One night, driving home from climbing at Spook Canyon, Travis, Egypt and I were engaged in this driving style. We realized that the person on the far right had no job, which seemed not in the spirit of team driving. Far from any of the controls there was only one job that this person could perform, navigator.
At some point growing up, probably after watching Sneakers, my father told my brother and I that in college, they let their blind friend drive on the back roads of Pullman. They would give their friend clock directions to turn the steering wheel, and he would drive the car. The navigator in the Ranger would have a boring job, as we all knew the way, unless we took a lesson from my father's antics, and the driver were blind.
None of us were blind, so, the driver closed their eyes, and had control of the steering, clutch and brake. The co-driver had the shifting and accelerator. The navigator gave steering, and, most importantly, braking directions. We took turns at the various roles.
We started, as I recall, with me driving, Egypt shifting, and Travis navigating. To my memory, Travis was not suited to navigation, as the more impending the doom, the less instruction, and more giggling he did. I recall opening my eyes to a fit of laughter, and Egypt's expletives, headed directly for a 30 inch drop into an arroyo. This may have been the motivation for rotating roles.
I think I was shifting and Egypt was navigating when the next issue was encountered. The steering on a Ford Ranger cannot be described as tight. There was not any play in the steering, but tight corners required turning the wheel at least 180°. The steering directions had to be amended, on the fly, to include clock directions like "three o'clock left," or rotating the wheel 270° counterclockwise. This might make sense reading it here, but remember this was driving at night, on a windy gravel road, with no prior agreement, and lots of natural hazards provided by the arroyo that ran along side, or sometimes on the road. Calling out, "three o'clock left" with a shrill sense of urgency does not make a great deal of sense. I think I swore, the natural reaction of the shifter, who could only make the vehicle go faster, and watch danger coming.
When we made it back to the highway, the navigator position was dropped for reasons of public safety, but we kept team driving. I think the experience made us better at team driving, like some sort of crazy trust and team building exercise for adults. If any security clearance background checkers or wives are reading this, I think two things are important here, as soon as speeds were involved that could really injure someone, we stopped doing the really dangerous part of this nonsense. Secondly, I trust these two people so much that I will let one of them close their eyes and drive the car, while the other gives directions so as not to injure any of us, or destroy my most valuable possession.
As a non sequitur, it is said that students from top tier institutions like Harvard and Stanford are being trained not for the positions of tomorrow, but to create the positions of tomorrow.

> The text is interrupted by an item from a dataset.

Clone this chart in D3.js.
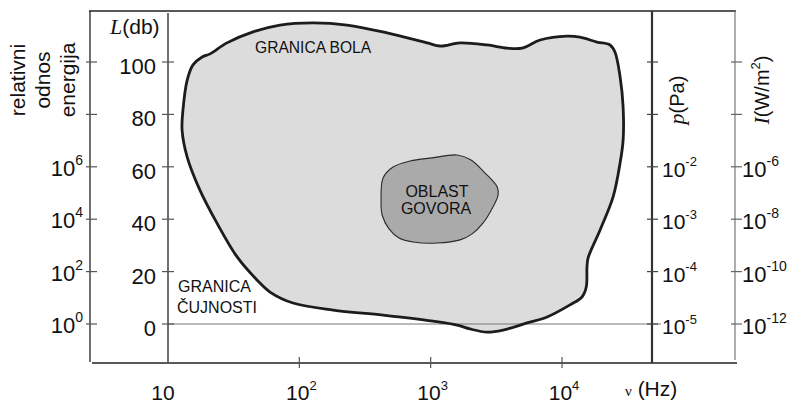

If that, whatever it means, is true, than the lower and middle class students at New Mexico School of Mines are not being trained to create the positions of tomorrow, but rather how to solve the problems of today. Facebook is an amazing revolution in procrastination, but the minds that created team driving are engineering energy sources, and programming electronic security. We may not have changed the world, but damn if we did not have a good time in the desert solving problems that didn't really exist.